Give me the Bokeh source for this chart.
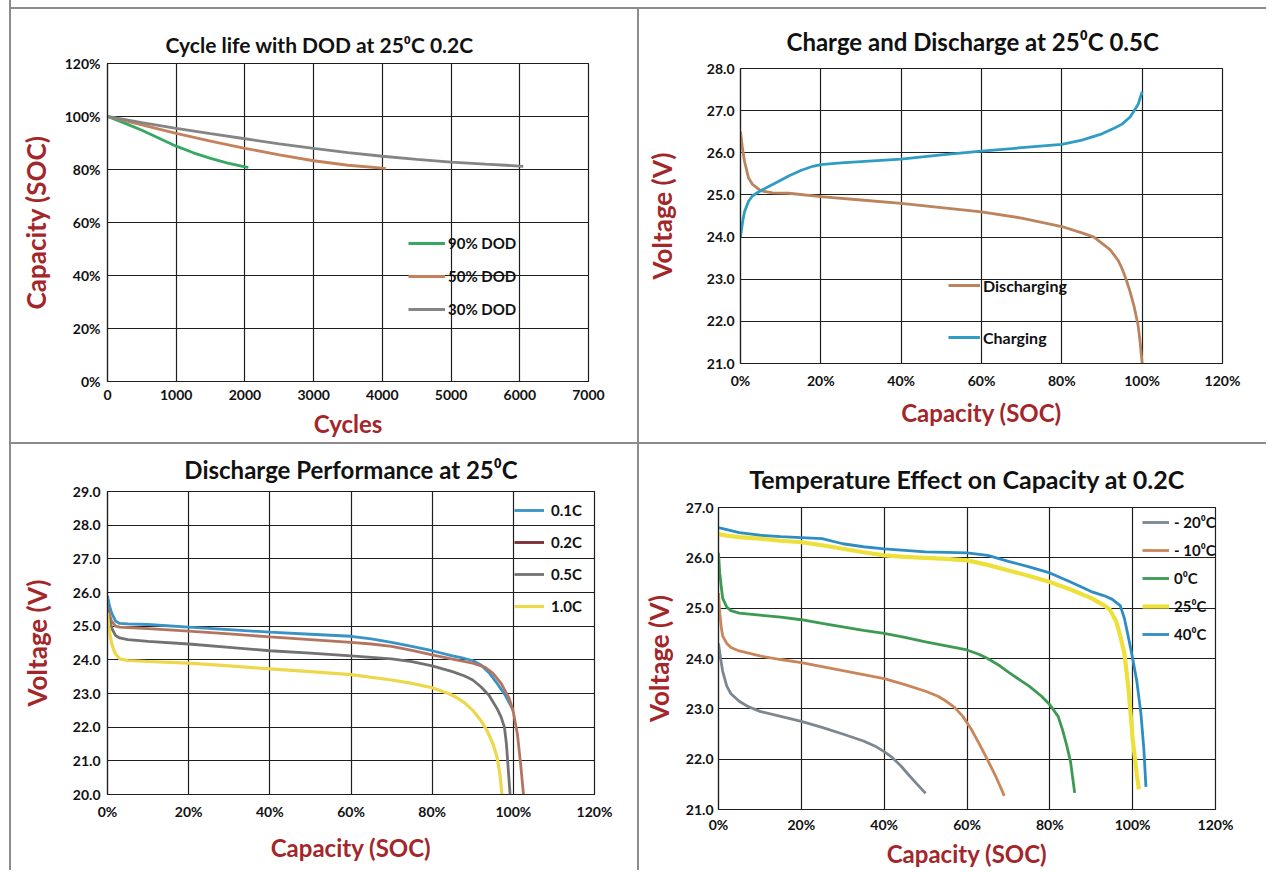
from bokeh.plotting import figure
from bokeh.models import Range1d, FixedTicker, PrintfTickFormatter, Legend, LegendItem, Div
from bokeh.layouts import row, column
from bokeh.embed import file_html
from bokeh.resources import INLINE

# ---------------- data ----------------
# Panel 1: cycle life
cycle_ticks = [0, 1000, 2000, 3000, 4000, 5000, 6000, 7000]
cap_ticks = [0, 20, 40, 60, 80, 100, 120]
cycles_90 = [0, 250, 500, 750, 1000, 1250, 1500, 1750, 2000, 2050]
cap_90 = [100, 97.5, 94.8, 91.8, 88.8, 86.3, 84.2, 82.4, 81.0, 80.8]
cycles_50 = [0, 500, 1000, 1500, 2000, 2500, 3000, 3500, 4000, 4050]
cap_50 = [100, 96.8, 93.6, 90.7, 88.0, 85.5, 83.3, 81.6, 80.5, 80.4]
cycles_30 = [0, 500, 1000, 1500, 2000, 2500, 3000, 3500, 4000, 4500, 5000, 5500, 6000, 6050]
cap_30 = [100, 97.7, 95.5, 93.5, 91.6, 89.7, 88.0, 86.4, 85.0, 83.8, 82.8, 82.0, 81.3, 81.2]

# Panel 2: charge / discharge 0.5C
soc_ticks = [0, 20, 40, 60, 80, 100, 120]
v2_ticks = [21, 22, 23, 24, 25, 26, 27, 28]
soc_dis = [0, 0.5, 1, 2, 3, 5, 8, 12, 20, 30, 40, 50, 60, 70, 80, 85, 88, 90, 92, 94, 95, 96, 97, 98, 99, 99.5, 100]
v_dis = [26.5, 26.1, 25.8, 25.4, 25.25, 25.1, 25.05, 25.04, 24.96, 24.88, 24.8, 24.7, 24.6, 24.45, 24.25, 24.1,
         24.0, 23.85, 23.7, 23.45, 23.25, 23.0, 22.7, 22.35, 21.9, 21.5, 21.0]
soc_chg = [0, 0.5, 1, 2, 3, 5, 8, 10, 12, 15, 18, 20, 25, 30, 40, 50, 60, 70, 80, 85, 90, 93, 95, 97, 98, 99, 99.5, 100]
v_chg = [24.0, 24.35, 24.6, 24.85, 24.98, 25.1, 25.25, 25.35, 25.45, 25.58, 25.68, 25.72, 25.76, 25.79, 25.85,
         25.95, 26.04, 26.12, 26.2, 26.3, 26.45, 26.58, 26.68, 26.85, 27.0, 27.15, 27.3, 27.45]

# Panel 3: discharge performance
v3_ticks = [20, 21, 22, 23, 24, 25, 26, 27, 28, 29]
soc_01 = [0, 0.5, 1, 2, 3, 5, 10, 20, 30, 40, 50, 60, 65, 70, 75, 80, 85, 88, 90, 92, 94, 96, 98, 99, 100]
v_01 = [25.9, 25.6, 25.4, 25.15, 25.08, 25.07, 25.05, 24.97, 24.9, 24.82, 24.76, 24.7, 24.62, 24.52, 24.4, 24.27,
        24.12, 24.04, 23.98, 23.85, 23.62, 23.3, 22.95, 22.72, 22.5]
soc_02 = [0, 0.5, 1, 2, 3, 5, 10, 20, 30, 40, 50, 60, 65, 70, 75, 80, 85, 90, 93, 95, 97, 99, 100, 101, 101.8, 102.5]
v_02 = [25.6, 25.35, 25.15, 25.0, 24.97, 24.96, 24.93, 24.85, 24.77, 24.68, 24.6, 24.52, 24.47, 24.4, 24.28, 24.15,
        24.02, 23.9, 23.78, 23.6, 23.3, 22.85, 22.45, 21.8, 20.9, 20.0]
soc_05 = [0, 0.5, 1, 2, 3, 5, 10, 20, 30, 40, 50, 60, 70, 75, 80, 85, 88, 90, 92, 94, 95, 96, 97, 97.8, 98.3,
          98.6, 98.9, 99.2]
v_05 = [25.5, 25.2, 24.95, 24.72, 24.65, 24.6, 24.55, 24.47, 24.37, 24.27, 24.2, 24.12, 24.03, 23.95, 23.82, 23.65,
        23.52, 23.4, 23.2, 22.95, 22.75, 22.55, 22.3, 22.0, 21.5, 21.0, 20.5, 20.0]
soc_10 = [0, 0.3, 0.7, 1, 1.5, 2, 3, 5, 10, 20, 30, 40, 50, 60, 70, 75, 80, 84, 86, 88, 90, 92, 93.5, 95, 96,
          96.7, 97.2]
v_10 = [25.4, 25.0, 24.7, 24.5, 24.3, 24.17, 24.03, 23.98, 23.95, 23.9, 23.82, 23.73, 23.65, 23.56, 23.4, 23.3,
        23.17, 23.0, 22.88, 22.72, 22.5, 22.2, 21.9, 21.5, 21.1, 20.6, 20.0]

# Panel 4: temperature effect
v4_ticks = [21, 22, 23, 24, 25, 26, 27]
soc_m20 = [0, 0.5, 1, 2, 3, 5, 7, 10, 15, 20, 25, 30, 35, 38, 40, 42, 44, 46, 48, 50]
v_m20 = [24.3, 24.0, 23.75, 23.45, 23.3, 23.15, 23.05, 22.95, 22.85, 22.75, 22.63, 22.5, 22.36, 22.25, 22.15,
         22.03, 21.87, 21.68, 21.5, 21.32]
soc_m10 = [0, 0.3, 0.7, 1, 2, 3, 5, 10, 15, 20, 25, 30, 35, 40, 45, 50, 53, 55, 57, 59, 61, 63, 65, 67, 69]
v_m10 = [25.3, 24.9, 24.6, 24.45, 24.3, 24.22, 24.15, 24.05, 23.98, 23.92, 23.84, 23.76, 23.68, 23.6, 23.48,
         23.35, 23.25, 23.15, 23.03, 22.85, 22.6, 22.3, 21.98, 21.65, 21.27]
soc_0 = [0, 0.3, 0.7, 1, 2, 3, 5, 10, 15, 20, 25, 30, 35, 40, 45, 50, 55, 60, 63, 65, 68, 70, 73, 75, 78, 80, 82,
         83, 84, 85, 86]
v_0 = [26.1, 25.7, 25.4, 25.2, 25.02, 24.95, 24.9, 24.86, 24.82, 24.77, 24.7, 24.63, 24.56, 24.5, 24.42, 24.33,
       24.25, 24.17, 24.08, 24.0, 23.85, 23.73, 23.56, 23.45, 23.25, 23.08, 22.85, 22.6, 22.3, 21.95, 21.33]
soc_25 = [0, 2, 5, 10, 15, 20, 25, 30, 35, 40, 45, 50, 55, 60, 65, 70, 75, 80, 85, 90, 93, 94.5, 96, 97, 98, 99,
          100, 101, 101.5]
v_25 = [26.47, 26.44, 26.41, 26.38, 26.34, 26.31, 26.25, 26.18, 26.11, 26.05, 26.02, 26.0, 25.98, 25.95, 25.86,
        25.75, 25.64, 25.52, 25.37, 25.2, 25.06, 24.97, 24.74, 24.45, 24.1, 23.4, 22.4, 21.7, 21.4]
soc_40 = [0, 2, 5, 10, 15, 20, 25, 30, 35, 40, 45, 50, 55, 60, 65, 70, 75, 80, 85, 90, 93, 95, 97, 98, 99, 100,
          101, 102, 102.7, 103.2]
v_40 = [26.6, 26.56, 26.5, 26.45, 26.42, 26.4, 26.38, 26.28, 26.22, 26.18, 26.15, 26.12, 26.11, 26.1, 26.05,
        25.93, 25.82, 25.7, 25.52, 25.33, 25.25, 25.18, 25.05, 24.8, 24.41, 24.0, 23.55, 22.9, 22.2, 21.45]

# ---------------- styling ----------------
FONT = "Lato"
RED = "#a3262a"
GRID = "#1e1e1e"
SEP = "#8c8c8c"
LW = 2.8


def make_fig(w, h, lb, rb, tb, bb, xr, yr, xticks, yticks, xfmt, yfmt, xlabel, ylabel,
             xlab_std, ylab_std, xtick_std, ytick_std, title, talign, toffset, tsize, tstand):
    p = figure(width=w, height=h, output_backend="svg", toolbar_location=None,
               x_range=Range1d(*xr), y_range=Range1d(*yr), title=title,
               min_border_left=lb, min_border_right=rb, min_border_top=tb, min_border_bottom=bb)
    try:
        p.frame_align = False
    except Exception:
        pass
    p.title.text_font = FONT
    p.title.text_font_size = tsize
    p.title.text_font_style = "bold"
    p.title.text_color = "#111111"
    p.title.align = talign
    p.title.offset = toffset
    p.title.standoff = tstand
    p.xaxis.ticker = FixedTicker(ticks=xticks)
    p.yaxis.ticker = FixedTicker(ticks=yticks)
    p.xgrid.ticker = FixedTicker(ticks=xticks)
    p.ygrid.ticker = FixedTicker(ticks=yticks)
    p.xaxis.formatter = PrintfTickFormatter(format=xfmt)
    p.yaxis.formatter = PrintfTickFormatter(format=yfmt)
    for ax in (p.xaxis, p.yaxis):
        ax.axis_line_color = GRID
        ax.axis_line_width = 1.2
        ax.major_tick_in = 0
        ax.major_tick_out = 0
        ax.minor_tick_in = 0
        ax.minor_tick_out = 0
        ax.major_label_text_font = FONT
        ax.major_label_text_font_size = "14px"
        ax.major_label_text_font_style = "bold"
        ax.major_label_text_color = "#111111"
        ax.axis_label_text_font = FONT
        ax.axis_label_text_font_style = "bold"
        ax.axis_label_text_color = RED
    p.xaxis.axis_label_text_font_size = "24px"
    p.yaxis.axis_label_text_font_size = "26px"
    p.xaxis.axis_label = xlabel
    p.yaxis.axis_label = ylabel
    p.xaxis.axis_label_standoff = xlab_std
    p.yaxis.axis_label_standoff = ylab_std
    p.xaxis.major_label_standoff = xtick_std
    p.yaxis.major_label_standoff = ytick_std
    for g in (p.xgrid, p.ygrid):
        g.grid_line_color = GRID
        g.grid_line_width = 1.2
    p.outline_line_color = GRID
    p.outline_line_width = 1.2
    p.background_fill_color = "white"
    p.border_fill_color = "white"
    return p


def add_legend(p, items, loc, glyph_w, standoff, spacing, size="15px"):
    lg = Legend(items=[LegendItem(label=lab, renderers=[r]) for lab, r in items],
                location=loc, orientation="vertical", glyph_width=glyph_w, glyph_height=20,
                label_height=20, label_standoff=standoff, spacing=spacing, padding=0, margin=0,
                border_line_alpha=0, background_fill_alpha=0,
                label_text_font=FONT, label_text_font_size=size, label_text_font_style="bold",
                label_text_color="#111111")
    p.add_layout(lg)


# ---- Panel 1 ----
p1 = make_fig(626, 433, 96, 49, 54, 61, (0, 7000), (0, 120), cycle_ticks, cap_ticks, "%d", "%d%%",
              "Cycles", "Capacity (SOC)", 6, 10, 8, 7,
              "Cycle life with DOD at 25\u2070C 0.2C", "left", 58, "21px", 14)
r90 = p1.line(cycles_90, cap_90, line_color="#35a862", line_width=LW)
r50 = p1.line(cycles_50, cap_50, line_color="#c4825c", line_width=LW)
r30 = p1.line(cycles_30, cap_30, line_color="#858585", line_width=LW)
add_legend(p1, [("90% DOD", r90), ("50% DOD", r50), ("30% DOD", r30)], (301, 62), 37, 3, 13)

# ---- Panel 2 ----
p2 = make_fig(627, 433, 101, 44, 59, 79, (0, 120), (21, 28), soc_ticks, v2_ticks, "%d%%", "%.1f",
              "Capacity (SOC)", "Voltage (V)", 6, 26, 8, 6,
              "Charge and Discharge at 25\u2070C 0.5C", "left", 46, "24px", 26)
rd = p2.line(soc_dis, v_dis, line_color="#bb845e", line_width=LW)
rc = p2.line(soc_chg, v_chg, line_color="#2f9cc4", line_width=LW)
add_legend(p2, [("Discharging", rd), ("Charging", rc)], (208, 16), 32, 3, 32, "16px")

# ---- Panel 3 ----
p3 = make_fig(626, 426, 96, 43, 47, 76, (0, 120), (20, 29), soc_ticks, v3_ticks, "%d%%", "%.1f",
              "Capacity (SOC)", "Voltage (V)", 10, 17, 8, 7,
              "Discharge Performance at 25\u2070C", "center", 0, "24px", 16)
r01 = p3.line(soc_01, v_01, line_color="#3a93c6", line_width=LW)
r02 = p3.line(soc_02, v_02, line_color="#b37460", line_width=LW)
r05 = p3.line(soc_05, v_05, line_color="#727272", line_width=LW)
r10 = p3.line(soc_10, v_10, line_color="#ecd84a", line_width=3.2)
leg02 = p3.line([float("nan"), float("nan")], [float("nan"), float("nan")], line_color="#7a2a30", line_width=LW)
add_legend(p3, [("0.1C", r01), ("0.2C", leg02), ("0.5C", r05), ("1.0C", r10)], (407, 178), 30, 7, 12)

# ---- Panel 4 ----
p4 = make_fig(627, 426, 77, 51, 63, 61, (0, 120), (21, 27), soc_ticks, v4_ticks, "%d%%", "%.1f",
              "Capacity (SOC)", "Voltage (V)", 3, 8, 6, 5,
              "Temperature Effect on Capacity at 0.2C", "center", 0, "25px", 27)
rm20 = p4.line(soc_m20, v_m20, line_color="#7d8790", line_width=LW)
rm10 = p4.line(soc_m10, v_m10, line_color="#c9865a", line_width=LW)
r0 = p4.line(soc_0, v_0, line_color="#3d9a52", line_width=LW)
r25 = p4.line(soc_25, v_25, line_color="#eee03a", line_width=4.2)
r40 = p4.line(soc_40, v_40, line_color="#2e8dc2", line_width=LW)
add_legend(p4, [("- 20\u2070C", rm20), ("- 10\u2070C", rm10), ("0\u2070C", r0), ("25\u2070C", r25),
                ("40\u2070C", r40)], (424, 165), 27, 5, 8)


def box(w, h, color):
    return Div(text="", width=w, height=h, margin=0, styles={"background-color": color})


top = row(p1, box(2, 433, SEP), p2, spacing=0)
bottom = row(p3, box(2, 426, SEP), p4, spacing=0)
col = column(box(1255, 7, "white"), box(1255, 2, SEP), top, box(1255, 2, SEP), bottom, spacing=0)
page = row(box(9, 870, "white"), box(2, 870, SEP), col, spacing=0)

open("out.html", "w").write(file_html(page, INLINE, title="Battery charts"))
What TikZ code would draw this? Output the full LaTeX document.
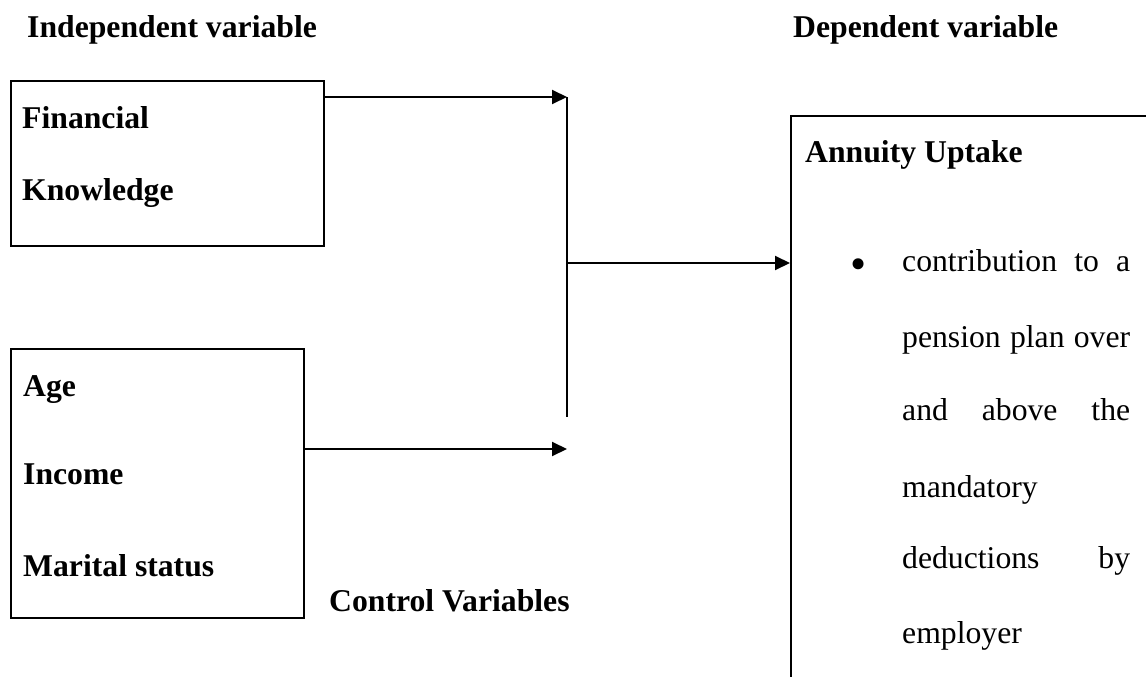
\documentclass[tikz,border=0pt]{standalone}
\usepackage{fontspec}
\setmainfont{Liberation Serif}
\usetikzlibrary{arrows.meta}
\begin{document}
\begin{tikzpicture}[x=1pt,y=1pt,
  frame/.style={draw,line width=2pt,rectangle,inner sep=0pt,anchor=north west},
  lbl/.style={anchor=base west,inner sep=0pt,font=\fontsize{31.7}{38}\selectfont\bfseries},
  body/.style={anchor=base west,inner sep=0pt,font=\fontsize{31.7}{38}\selectfont},
  link/.style={line width=2pt},
  arr/.style={line width=2pt,-{Triangle[length=15pt,width=14pt]}}]
  \useasboundingbox (0,0) rectangle (1146,-677);
  \clip (0,0) rectangle (1146,-677);

  % headings
  \node[lbl] (indep) at (27,-38) {Independent variable};
  \node[lbl] (dep) at (793,-38) {Dependent variable};

  % independent variable box
  \node[frame,minimum width=313pt,minimum height=165pt] (box1) at (10,-80) {};
  \node[lbl] (fin) at (22,-128) {Financial};
  \node[lbl] (know) at (22,-200) {Knowledge};

  % control variables box
  \node[frame,minimum width=293pt,minimum height=269pt] (box2) at (10,-348) {};
  \node[lbl] (age) at (23,-396) {Age};
  \node[lbl] (inc) at (23,-484) {Income};
  \node[lbl] (mar) at (23,-576) {Marital status};
  \node[lbl] (ctrl) at (329,-611) {Control Variables};

  % dependent variable box (runs past the page edge)
  \node[frame,minimum width=400pt,minimum height=620pt] (box3) at (790,-115) {};
  \node[lbl] (annu) at (805,-162) {Annuity Uptake};
  \node[body,anchor=base,font=\fontsize{46}{50}\selectfont] (bul) at (859,-279) {\textbullet};
  \node[body] (l1) at (902,-271) {\makebox[228pt][s]{contribution to a}};
  \node[body] (l2) at (902,-347) {\makebox[228pt][s]{pension plan over}};
  \node[body] (l3) at (902,-420) {\makebox[228pt][s]{and above the}};
  \node[body] (l4) at (902,-497) {mandatory};
  \node[body] (l5) at (902,-568) {\makebox[228pt][s]{deductions by}};
  \node[body] (l6) at (902,-643) {employer};

  % junction points
  \coordinate (jt) at (567,-97);
  \coordinate (jm) at (567,-263);
  \coordinate (jb) at (567,-417);
  \coordinate (cv) at (567,-449);

  % connectors
  \draw[arr] ([yshift=-17pt]box1.north east) -- (jt);
  \draw[link] (jt) -- (jb);
  \draw[arr] (jm) -- (jm -| box3.west);
  \draw[arr] (box2.east |- cv) -- (cv);
\end{tikzpicture}
\end{document}
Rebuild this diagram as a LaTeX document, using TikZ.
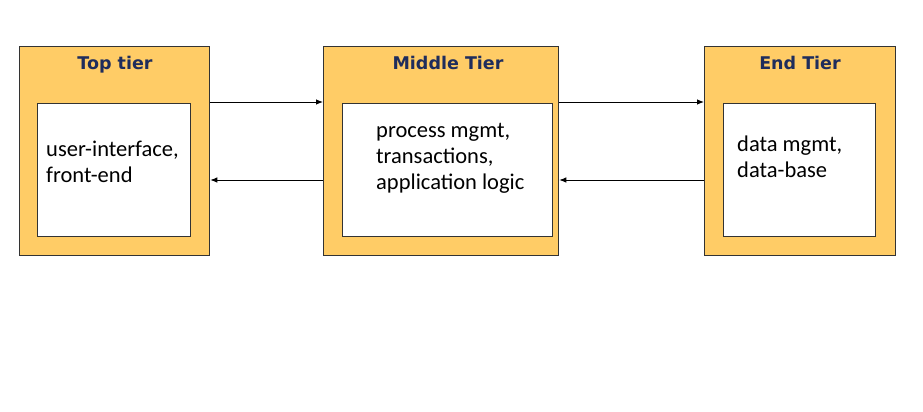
\documentclass[tikz,border=0pt]{standalone}
\usepackage{fontspec}
\setmainfont{Carlito}
\newfontfamily\tierfont{DejaVu Sans}
\usetikzlibrary{arrows.meta}
\definecolor{tierfill}{HTML}{FFCC66}
\definecolor{tiertitle}{HTML}{1F2D5C}
\tikzstyle{tier}=[draw=black!80,line width=1.3pt,fill=tierfill,anchor=north west,inner sep=0pt,minimum height=209pt]
\tikzstyle{inbox}=[draw=black!80,line width=1.3pt,fill=white,anchor=north west,inner sep=0pt,minimum height=133pt]
\tikzstyle{title}=[font=\tierfont\bfseries\fontsize{17.5}{20}\selectfont,text=tiertitle,anchor=base]
\tikzstyle{body}=[anchor=base west,align=left,inner sep=0pt,font=\fontsize{22.5}{26}\selectfont]
\tikzstyle{link}=[line width=0.9pt,-{Latex[length=7pt,width=5.5pt]}]

\begin{document}
\begin{tikzpicture}[x=1pt,y=-1pt]
	\useasboundingbox[fill=white] (0,0) rectangle (923,412);
	%tiers
	\node[tier,minimum width=190pt] (top) at (19,46) {};
	\node[tier,minimum width=235pt] (middle) at (323,46) {};
	\node[tier,minimum width=191pt] (endt) at (704,46) {};
	%titles
	\node[title] (top title) at (115,70) {Top tier};
	\node[title] (middle title) at (448,70) {Middle Tier};
	\node[title] (endt title) at (800,70) {End Tier};
	%inner boxes
	\node[inbox,minimum width=153pt] (top in) at (37,103) {};
	\node[inbox,minimum width=210pt] (middle in) at (342,103) {};
	\node[inbox,minimum width=152pt] (endt in) at (723,103) {};
	%texts (base = last line)
	\node[body] (top text) at (46,182) {user-interface,\\front-end};
	\node[body] (middle text) at (376,189) {process mgmt,\\transactions,\\application logic};
	\node[body] (endt text) at (737,177) {data mgmt,\\data-base};
	%arrows
	\draw[link] ([yshift=-56pt]top.north east) -- ([yshift=-56pt]middle.north west);
	\draw[link] ([yshift=-134pt]middle.north west) -- ([yshift=-134pt]top.north east);
	\draw[link] ([yshift=-56pt]middle.north east) -- ([yshift=-56pt]endt.north west);
	\draw[link] ([yshift=-134pt]endt.north west) -- ([yshift=-134pt]middle.north east);
\end{tikzpicture}
\end{document}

_WRITTEN INSTRUCTION_.
Gather each line from the listing above that holds "this".

_EXERCISE SOLUTION_.
Give me the Bokeh source for this chart.
What TikZ code would draw this? Output the full LaTeX document.
Rebuild this diagram as a LaTeX document, using TikZ.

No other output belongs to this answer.